-- Data lines start --

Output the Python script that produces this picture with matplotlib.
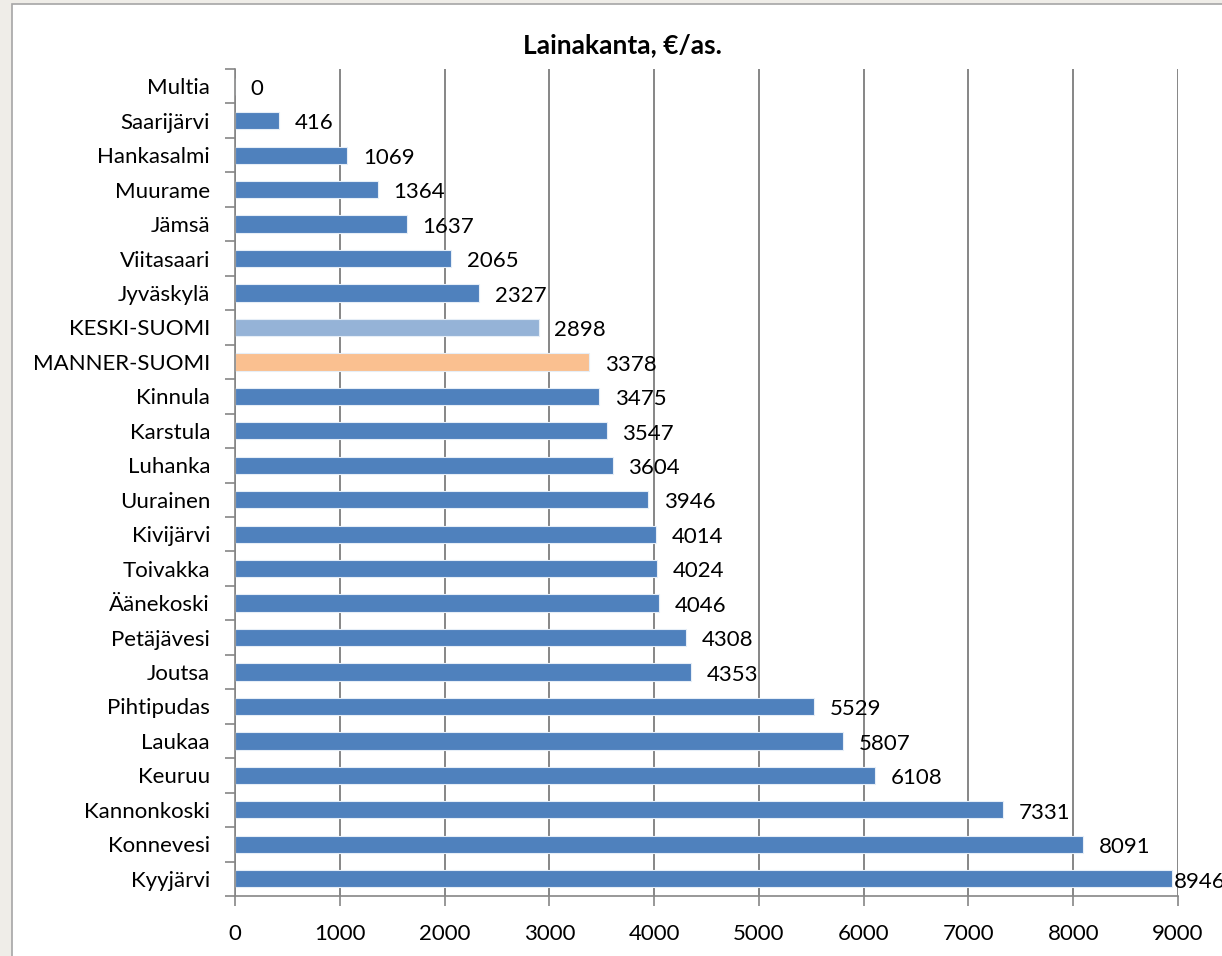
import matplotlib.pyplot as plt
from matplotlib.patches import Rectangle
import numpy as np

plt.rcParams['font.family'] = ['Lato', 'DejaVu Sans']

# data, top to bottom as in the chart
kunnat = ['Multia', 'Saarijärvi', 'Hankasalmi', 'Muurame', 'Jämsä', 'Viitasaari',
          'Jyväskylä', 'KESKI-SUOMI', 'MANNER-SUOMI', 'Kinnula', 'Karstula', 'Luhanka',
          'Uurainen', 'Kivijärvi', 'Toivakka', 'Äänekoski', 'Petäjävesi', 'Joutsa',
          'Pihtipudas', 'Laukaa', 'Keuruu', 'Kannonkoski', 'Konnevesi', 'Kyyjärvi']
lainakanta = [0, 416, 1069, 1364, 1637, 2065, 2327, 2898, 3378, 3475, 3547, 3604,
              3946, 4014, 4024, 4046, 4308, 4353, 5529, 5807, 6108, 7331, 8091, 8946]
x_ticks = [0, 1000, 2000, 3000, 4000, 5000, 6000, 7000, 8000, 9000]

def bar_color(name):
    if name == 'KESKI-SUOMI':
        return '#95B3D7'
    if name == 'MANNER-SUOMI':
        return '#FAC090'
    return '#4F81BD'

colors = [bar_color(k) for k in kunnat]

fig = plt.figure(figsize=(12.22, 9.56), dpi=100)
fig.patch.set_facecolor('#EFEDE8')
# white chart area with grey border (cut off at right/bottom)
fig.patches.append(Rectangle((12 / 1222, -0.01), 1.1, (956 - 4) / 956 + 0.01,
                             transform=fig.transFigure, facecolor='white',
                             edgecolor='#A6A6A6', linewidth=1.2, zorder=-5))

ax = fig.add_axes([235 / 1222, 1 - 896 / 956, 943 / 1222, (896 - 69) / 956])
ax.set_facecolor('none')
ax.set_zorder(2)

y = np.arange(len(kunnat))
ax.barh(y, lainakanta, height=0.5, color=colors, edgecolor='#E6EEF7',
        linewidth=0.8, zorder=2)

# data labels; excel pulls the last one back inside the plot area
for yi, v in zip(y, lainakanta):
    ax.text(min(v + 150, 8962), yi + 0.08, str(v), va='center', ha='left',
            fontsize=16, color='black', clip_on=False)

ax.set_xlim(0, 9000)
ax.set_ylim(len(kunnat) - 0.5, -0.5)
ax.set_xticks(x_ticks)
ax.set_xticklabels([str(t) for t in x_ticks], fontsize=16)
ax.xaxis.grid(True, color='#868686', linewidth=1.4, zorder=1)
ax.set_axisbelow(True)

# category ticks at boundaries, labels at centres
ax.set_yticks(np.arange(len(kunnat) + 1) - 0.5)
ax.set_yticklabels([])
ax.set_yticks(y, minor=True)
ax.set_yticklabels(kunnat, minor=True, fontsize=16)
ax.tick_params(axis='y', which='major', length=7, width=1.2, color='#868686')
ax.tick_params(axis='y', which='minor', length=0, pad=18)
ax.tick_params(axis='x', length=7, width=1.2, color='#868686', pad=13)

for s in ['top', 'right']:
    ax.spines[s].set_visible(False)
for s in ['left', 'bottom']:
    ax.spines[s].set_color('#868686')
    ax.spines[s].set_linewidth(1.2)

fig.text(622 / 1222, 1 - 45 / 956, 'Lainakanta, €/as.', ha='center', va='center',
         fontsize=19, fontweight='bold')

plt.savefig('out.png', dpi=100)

-- Data lines end --

## Task objective
Write down every line from the opening of the listing to the line with "plt.rcParams['font.family'] = ['Lato', 'DejaVu", both included, and nothing else; the pictures are omitted.

## Solution to the exercise
Output the Python script that produces this picture with matplotlib.
import matplotlib.pyplot as plt
from matplotlib.patches import Rectangle
import numpy as np

plt.rcParams['font.family'] = ['Lato', 'DejaVu Sans']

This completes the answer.